My uncle has one of those late 70s F250s, a 4×4 with a 460V8 and a practically non-existant exahust system. He only uses it to pull one of his hog tailers. The engine drowns out the squeels of the swine.
I have a brother in law who is a farmer. When he was younger, he had a black 78 or 79 F250 4X4 automatic. He liked to participate in mud bogs in those days. His truck started with a 351, I believe. Then he bought a P.O.S. 1970 Lincoln which had but a single virtue – the rebuilt premium gas 460. He stuck it in his F250 and that thing sure had some torque. However, it would also drink gasoline like nothing else. He eventually replaced it with an 86 F250 diesel.

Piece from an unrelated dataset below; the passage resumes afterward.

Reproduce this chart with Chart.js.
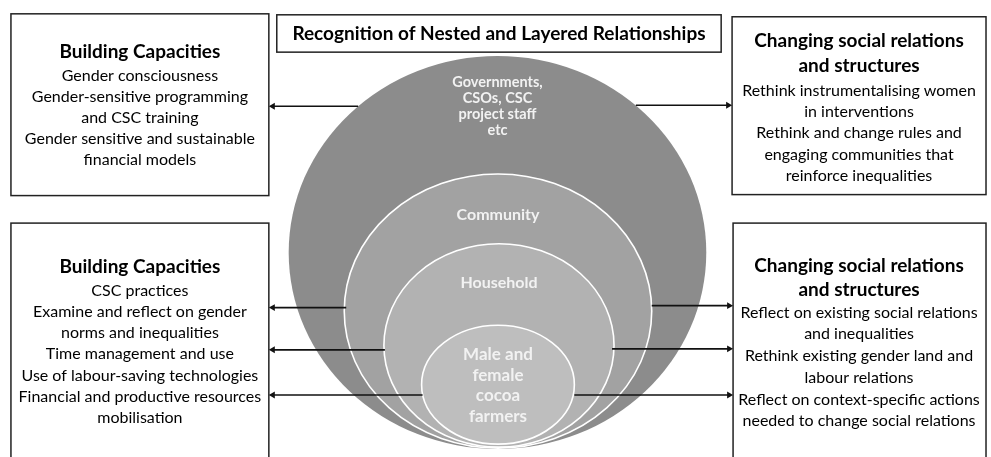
<!DOCTYPE html>
<html>
<head>
<meta charset="utf-8">
<script src="https://cdn.jsdelivr.net/npm/chart.js@4/dist/chart.umd.min.js"></script>
<style>
  html, body { margin: 0; padding: 0; background: #ffffff; }
  #wrap { width: 991px; height: 457px; }
</style>
</head>
<body>
<div id="wrap"><canvas id="c" width="991" height="457"></canvas></div>
<script>
// ---------- content ----------
const diagramTitle = 'Recognition of Nested and Layered Relationships';

const layerLabels = [
  ['Governments,', 'CSOs, CSC', 'project staff', 'etc'],
  ['Community'],
  ['Household'],
  ['Male and', 'female', 'cocoa', 'farmers']
];
const layerCenterX = [497.5, 498, 499, 498];
const layerCenterY = [253, 312.5, 347.5, 387.5];
const layerRadiusX = [210.5, 155, 116, 77];
const layerRadiusY = [200, 139.5, 103.5, 60.5];

const boxHeadings = [
  ['Building Capacities'],
  ['Changing social relations', 'and structures'],
  ['Building Capacities'],
  ['Changing social relations', 'and structures']
];
const boxItems = [
  ['Gender consciousness', 'Gender-sensitive programming', 'and CSC training',
   'Gender sensitive and sustainable', 'financial models'],
  ['Rethink instrumentalising women', 'in interventions', 'Rethink and change rules and',
   'engaging communities that', 'reinforce inequalities'],
  ['CSC practices', 'Examine and reflect on gender', 'norms and inequalities',
   'Time management and use', 'Use of labour-saving technologies',
   'Financial and productive resources', 'mobilisation'],
  ['Reflect on existing social relations', 'and inequalities', 'Rethink existing gender land and',
   'labour relations', 'Reflect on context-specific actions', 'needed to change social relations']
];

// arrows: start at a layer edge, end at a box edge
const arrowFromX = [357, 637, 345, 384, 422, 653, 613, 575];
const arrowToX   = [267, 734, 267, 267, 267, 735, 735, 735];
const arrowY     = [104, 103, 309, 352, 398, 307, 351, 398];

// ---------- layout / style ----------
const FONT = 'Lato, "Open Sans", sans-serif';
const layerColors = ['#8c8c8c', '#a2a2a2', '#b2b2b2', '#bebebe'];
const layerStroke = [null, '#ffffff', '#ffffff', '#ffffff'];
const layerText = {
  firstY: [79.5, 214.5, 283.5, 357],
  step:   [16.3, 0, 0, 21],
  size:   [14.5, 16, 16, 17]
};
const boxRects = [
  { x0: 7,   y0: 10,  x1: 267, y1: 195 },
  { x0: 734, y0: 13,  x1: 990, y1: 194 },
  { x0: 7,   y0: 223, x1: 267, y1: 470 },
  { x0: 735, y0: 223, x1: 990, y1: 470 }
];
const boxText = {
  cx: [137, 862, 137, 862],
  headY: [49, 38, 268, 267],
  headStep: [25, 25, 25, 24],
  bodyY: [73, 88, 292, 314],
  bodyStep: [21.5, 21.75, 21.5, 22.1]
};
const titleRect = { x0: 275, y0: 11, x1: 723, y1: 49, ty: 30.5 };
const arrowHead = 4;

// ---------- datasets ----------
const layerDataset = {
  type: 'scatter',
  label: 'layers',
  data: layerCenterX.map((x, i) => ({ x: x, y: layerCenterY[i] })),
  pointRadius: 0,
  pointHoverRadius: 0,
  order: 10
};
const arrowDatasets = arrowFromX.map((fx, i) => {
  const dir = arrowToX[i] > fx ? 1 : -1;
  return {
    type: 'scatter',
    label: 'arrow' + i,
    data: [{ x: fx, y: arrowY[i] }, { x: arrowToX[i] - dir * arrowHead, y: arrowY[i] }],
    showLine: true,
    borderColor: '#111111',
    backgroundColor: '#111111',
    borderWidth: 1.6,
    pointRadius: [0, arrowHead],
    pointStyle: 'triangle',
    pointRotation: [0, dir > 0 ? 90 : -90],
    pointBorderWidth: 0,
    pointHoverRadius: 0,
    clip: false,
    order: 1
  };
});

// ---------- plugin: layers, boxes and texts ----------
const diagramPlugin = {
  id: 'diagram',
  beforeDatasetsDraw(chart) {
    const ctx = chart.ctx;
    const xs = chart.scales.x, ys = chart.scales.y;
    const meta = chart.getDatasetMeta(0);
    ctx.save();
    meta.data.forEach((pt, i) => {
      const rx = Math.abs(xs.getPixelForValue(layerCenterX[i] + layerRadiusX[i]) - pt.x);
      const ry = Math.abs(ys.getPixelForValue(layerCenterY[i] + layerRadiusY[i]) - pt.y);
      ctx.beginPath();
      ctx.ellipse(pt.x, pt.y, rx, ry, 0, 0, Math.PI * 2);
      ctx.fillStyle = layerColors[i];
      ctx.fill();
      if (layerStroke[i]) {
        ctx.lineWidth = 1.6;
        ctx.strokeStyle = layerStroke[i];
        ctx.stroke();
      }
    });
    // boxes
    ctx.strokeStyle = '#222222';
    ctx.lineWidth = 1.5;
    boxRects.concat([titleRect]).forEach(r => {
      const x0 = xs.getPixelForValue(r.x0), x1 = xs.getPixelForValue(r.x1);
      const y0 = ys.getPixelForValue(r.y0), y1 = ys.getPixelForValue(r.y1);
      ctx.fillStyle = '#ffffff';
      ctx.fillRect(x0, y0, x1 - x0, y1 - y0);
      ctx.strokeRect(x0, y0, x1 - x0, y1 - y0);
    });
    ctx.restore();
  },
  afterDatasetsDraw(chart) {
    const ctx = chart.ctx;
    const xs = chart.scales.x, ys = chart.scales.y;
    const meta = chart.getDatasetMeta(0);
    ctx.save();
    ctx.textAlign = 'center';
    ctx.textBaseline = 'middle';
    // layer labels
    layerLabels.forEach((lines, i) => {
      ctx.fillStyle = '#f2f2f2';
      ctx.font = 'bold ' + layerText.size[i] + 'px ' + FONT;
      lines.forEach((t, j) => {
        ctx.fillText(t, meta.data[i].x, ys.getPixelForValue(layerText.firstY[i] + j * layerText.step[i]));
      });
    });
    // title
    ctx.fillStyle = '#000000';
    ctx.font = 'bold 19px ' + FONT;
    ctx.fillText(diagramTitle, xs.getPixelForValue((titleRect.x0 + titleRect.x1) / 2), ys.getPixelForValue(titleRect.ty));
    // box texts
    boxHeadings.forEach((heads, i) => {
      const cx = xs.getPixelForValue(boxText.cx[i]);
      ctx.font = 'bold 19px ' + FONT;
      heads.forEach((t, j) => ctx.fillText(t, cx, ys.getPixelForValue(boxText.headY[i] + j * boxText.headStep[i])));
      ctx.font = '16px ' + FONT;
      boxItems[i].forEach((t, j) => ctx.fillText(t, cx, ys.getPixelForValue(boxText.bodyY[i] + j * boxText.bodyStep[i])));
    });
    ctx.restore();
  }
};

new Chart(document.getElementById('c'), {
  type: 'scatter',
  data: { datasets: [layerDataset].concat(arrowDatasets) },
  options: {
    responsive: false,
    animation: false,
    layout: { padding: 0 },
    events: [],
    scales: {
      x: { type: 'linear', min: 0, max: 991, display: false },
      y: { type: 'linear', min: 0, max: 457, reverse: true, display: false }
    },
    plugins: { legend: { display: false }, tooltip: { enabled: false }, title: { display: false } }
  },
  plugins: [diagramPlugin]
});
</script>
</body>
</html>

“The engine drowns out the squeels of the swine”
That is a truly frightening statement!
I have the ’69 F-100 (240, automatic) I and my sons learned to drive in and recently had to put it out to pasture (actually the back of the machine shed until I decide what to do with it). Replaced it with a ’95 F-150 (300, auto, 4X4).

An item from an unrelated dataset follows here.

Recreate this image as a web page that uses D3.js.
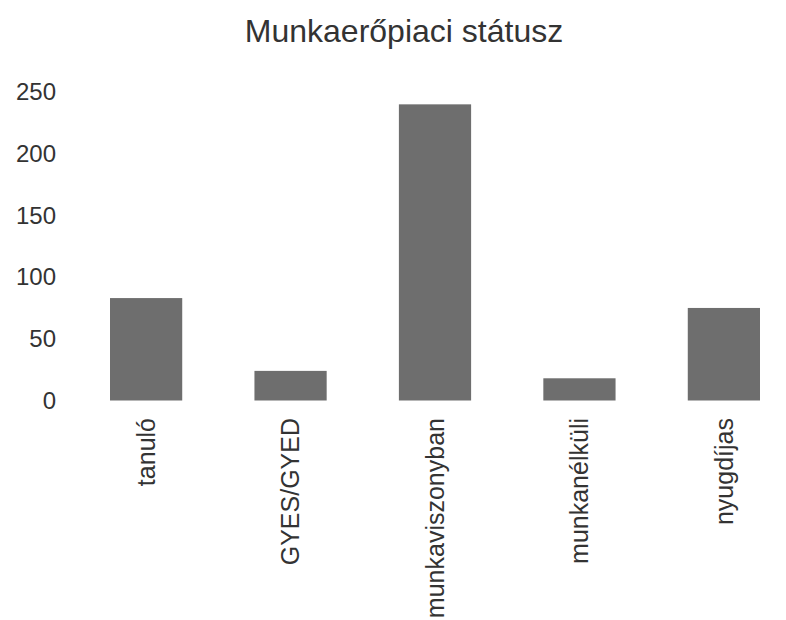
<!DOCTYPE html>
<html>
<head>
<meta charset="utf-8">
<script src="https://cdn.jsdelivr.net/npm/d3@7"></script>
<style>
  html, body { margin: 0; padding: 0; background: #ffffff; }
  svg { display: block; }
</style>
</head>
<body>
<svg id="chart" width="786" height="620"></svg>
<script>
const title = "Munkaerőpiaci státusz";
const categories = ["tanuló", "GYES/GYED", "munkaviszonyban", "munkanélküli", "nyugdíjas"];
const values = [83, 24, 240, 18, 75];
const yTicks = [0, 50, 100, 150, 200, 250];

const svg = d3.select("#chart");
const font = "'Liberation Sans', Arial, sans-serif";

const x = d3.scaleBand()
  .domain(categories)
  .range([110, 760])
  .paddingInner(0.5)
  .paddingOuter(0);

const y = d3.scaleLinear()
  .domain([0, 250])
  .range([400.5, 92]);

// Title
svg.append("text")
  .attr("x", 404)
  .attr("y", 42)
  .attr("text-anchor", "middle")
  .attr("font-family", font)
  .attr("font-size", 32)
  .attr("fill", "#333333")
  .text(title);

// Bars
svg.append("g")
  .selectAll("rect")
  .data(categories)
  .join("rect")
  .attr("x", d => x(d))
  .attr("width", x.bandwidth())
  .attr("y", (d, i) => y(values[i]))
  .attr("height", (d, i) => y(0) - y(values[i]))
  .attr("fill", "#6e6e6e");

// Y axis
const yAxis = svg.append("g")
  .attr("transform", "translate(56,0)")
  .call(d3.axisLeft(y).tickValues(yTicks).tickSize(0).tickPadding(0).tickFormat(d3.format("d")));
yAxis.select(".domain").remove();
yAxis.selectAll("text")
  .attr("font-family", font)
  .attr("font-size", 24)
  .attr("fill", "#333333");

// X axis
const xAxis = svg.append("g")
  .attr("transform", "translate(0,418)")
  .call(d3.axisBottom(x).tickSize(0).tickPadding(0));
xAxis.select(".domain").remove();
xAxis.selectAll("text")
  .attr("font-family", font)
  .attr("font-size", 25)
  .attr("fill", "#333333")
  .attr("text-anchor", "end")
  .attr("dy", "0.35em")
  .attr("y", 0)
  .attr("x", 0)
  .attr("transform", "rotate(-90)");
</script>
</body>
</html>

I can tell you why the truck above has a new manifold (a one-piece intake/exhaust)… They blow gaskets like there’s no tomorrow! Let it go to long blowing exhaust, and your manifold gets pitted and will never seal well again, even with a new gasket.

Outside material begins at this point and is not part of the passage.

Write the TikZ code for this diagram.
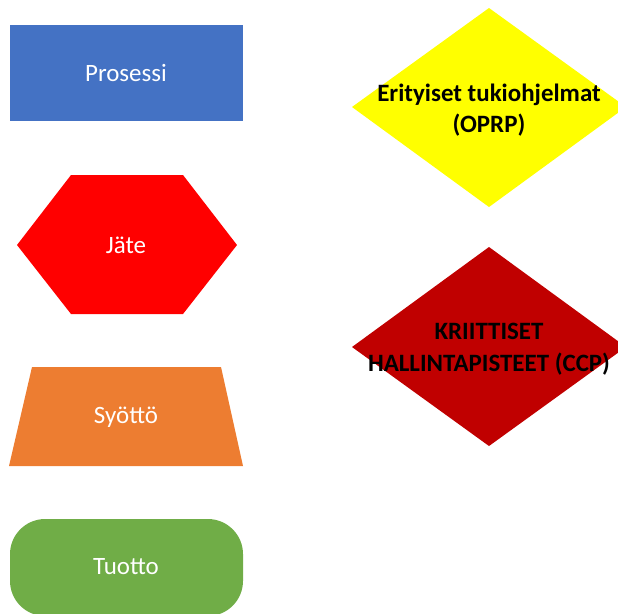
\documentclass[tikz,border=0pt]{standalone}
\usepackage{fontspec}
\setmainfont{Carlito}
\definecolor{prosblue}{HTML}{4472C4}
\definecolor{jatered}{HTML}{FF0000}
\definecolor{syotorange}{HTML}{ED7D31}
\definecolor{tuotgreen}{HTML}{70AD47}
\definecolor{oprpyellow}{HTML}{FFFF00}
\definecolor{ccpred}{HTML}{C00000}
\begin{document}
\begin{tikzpicture}[
        x=0.02cm, y=-0.02cm,
        label/.style={
            font=\fontsize{14.2}{18}\selectfont,
            text=white,
            align=center,
            inner sep=0pt
        },
        boldlabel/.style={
            label,
            text=black,
            font=\fontsize{14.2}{18}\selectfont\bfseries
        }
    ]
    \useasboundingbox (0,0) rectangle (618,613);
    \clip (0,0) rectangle (618,613);

    % Left column shapes
    \fill[prosblue] (10,25) rectangle (243,121);
    \fill[jatered] (17,245) -- (71,175) -- (183,175) -- (237,245) -- (183,314) -- (71,314) -- cycle;
    \fill[syotorange] (32,367) -- (221,367) -- (243,466) -- (9,466) -- cycle;
    \fill[tuotgreen, rounded corners=20] (10,519) rectangle (243,616);

    % Right column diamonds
    \fill[oprpyellow] (489,8) -- (626,107) -- (489,207) -- (352,107) -- cycle;
    \fill[ccpred] (489,247) -- (626,347) -- (489,446) -- (352,347) -- cycle;

    % Labels
    \node[label] (prosessi) at (126,73) {Prosessi};
    \node[label] (jate) at (126,245) {Jäte};
    \node[label] (syotto) at (126,417) {Syöttö};
    \node[label] (tuotto) at (126,567) {Tuotto};
    \node[boldlabel] (oprp) at (489,110) {Erityiset tukiohjelmat\\(OPRP)};
    \node[boldlabel] (ccp) at (489,349) {KRIITTISET\\HALLINTAPISTEET (CCP)};

\end{tikzpicture}
\end{document}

That’s about the only weak point of the engine. My 240 has over 300,000 on it – been overhauled twice.
Had one just like that except with a tool box setup on the back. Ex phone company truck. Hate to think of it because it makes me want to beat my son. That’s pretty dangerous now because he is past 30 and bigger than me but he wasn’t when he tore up my truck. Oh… well.., just remember the truck. It sure was fun for a long time.
I owned a 93 F150 with a 302 back when gas was cheap. My father bought a similar vintage F-150 with the 300. Both were automatics, both had about the same power.
Lot of these old F-series still running around over here, one just around the corner from me for starters. As useful as they ever were if you don’t mind feeding them.
Nice post Mike. I had a 58 Ford F100 with the inline 6, and a 90 F150 with the 300 that I bought brand new. You can’t kill those engines. I see a mid 70’s Ford pickup in my near future. Good fix for my impending mid life crisis, cheaper than a sports car or a young blond. At least that’s how I’ll sell it to my wife.
My Dad had one of these. His was a 1978 F-150 Ranger XLT. Black with red interior. 4×4, 351 Cleveland and auto trans. We felt really special with it because it had factory AC. Dad bought it in ’82 and kept it till ’87, till someone talked him into selling it. It was a pretty good truck for the most part. I know he liked it, and I didn’t mind it, but I REALLY liked the 1986 Cutlass Supreme Brougham he replaced it with…
Reminds of my trusty old 1990 Chevrolet Cheyenne pickup sitting idle in my parents’ backyard. Hard plastic door panels. Roll-up windows. 4.3 liter V6 with primitive throttle-body injection. Just a simple, honest truck. Oddly enough, my 2002 Ford F250 in XL-level trim is the same way.
Mine was stolen ide love to have this truck back grew up in it. Was my grandfathers.